There seems no doubt that the transfer of the assets of the National Bank as security after its known insolvency was void. Kullman & Co. v. Woolley, Rec’r (C.C.A.) 83 F.(2d) 129. Whether the clearing transaction was rescindable as induced by fraud, or as a cash transaction in which the expected cash was not forthcoming, and whether if so the receiver got anything as the consequence of his bank’s conversion of the Stripling drafts we express no opinion, both because the present evidence is not clear as to what became of the drafts and what the National Bank got for them, and because if the drafts did not and do not belong to the State Bank there is no need to investigate these questions.

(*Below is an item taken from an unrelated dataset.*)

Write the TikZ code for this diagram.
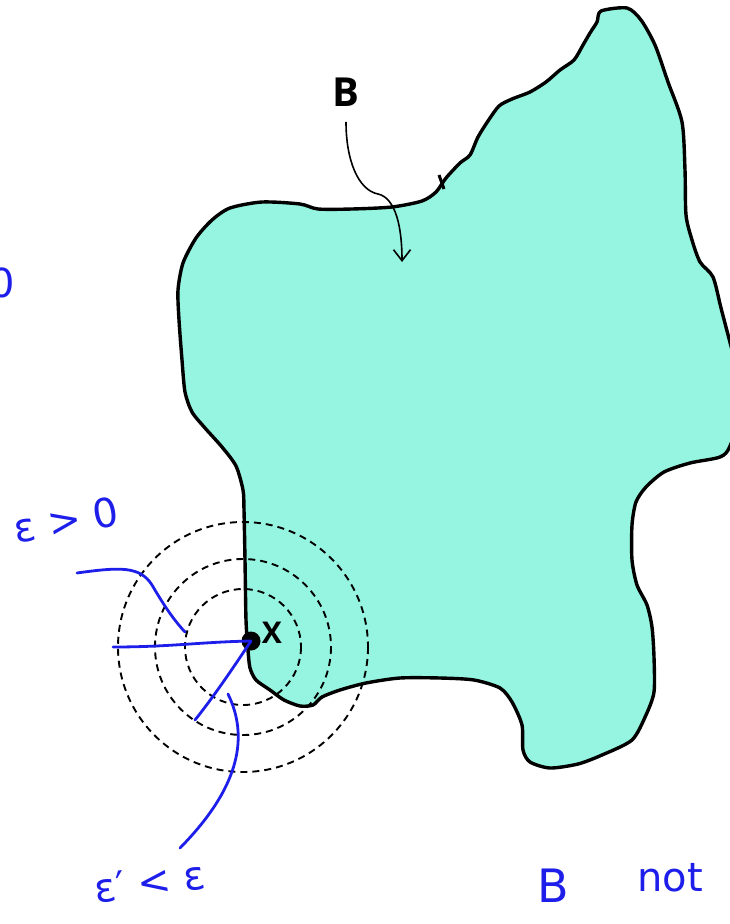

It is argued that in Mississippi the' agency to collect drafts is turned into a relation of debtor and creditor so soon as collection is made, so that the drawers of these drafts according to Mississippi law only have a claim as creditors of the State Bank and are no longer owners of the drafts or their proceeds; citing Love v. Federal Land Bank, 157 Miss. 52, 127 So. 720; Love v. Fulton Iron Works, 162 Miss. 890, 140 So. 528; Lucas v. Louisville Home Bank, 172 Miss. 614, 160 So. 905. The argument is not conclusive. The State Bank is denying that it ever made collection of the drafts, and saying that it was at first deceived into surrendering them and is now being deprived of the security which it thought it had. It insists that the drafts were not collected, but were converted when not returned. If the State Bank never got anything of value for them, it is difficult to see how it collected them. If any ' one has collected them it is the National Bank, and the question in that view would be to whom is that bank accountable, and whether as debtor or trustee. The amendment tenders the issue that the State Bank has no interest in that account. It may be that the State Bank bought the drafts originally, or has since come to own them. If so, it can be shown. For present purposes the statements of the amendment must be taken as the truth.

The judgment is reversed, the decree annulled, and the cause remanded for further proceedings not inconsistent with this opinion.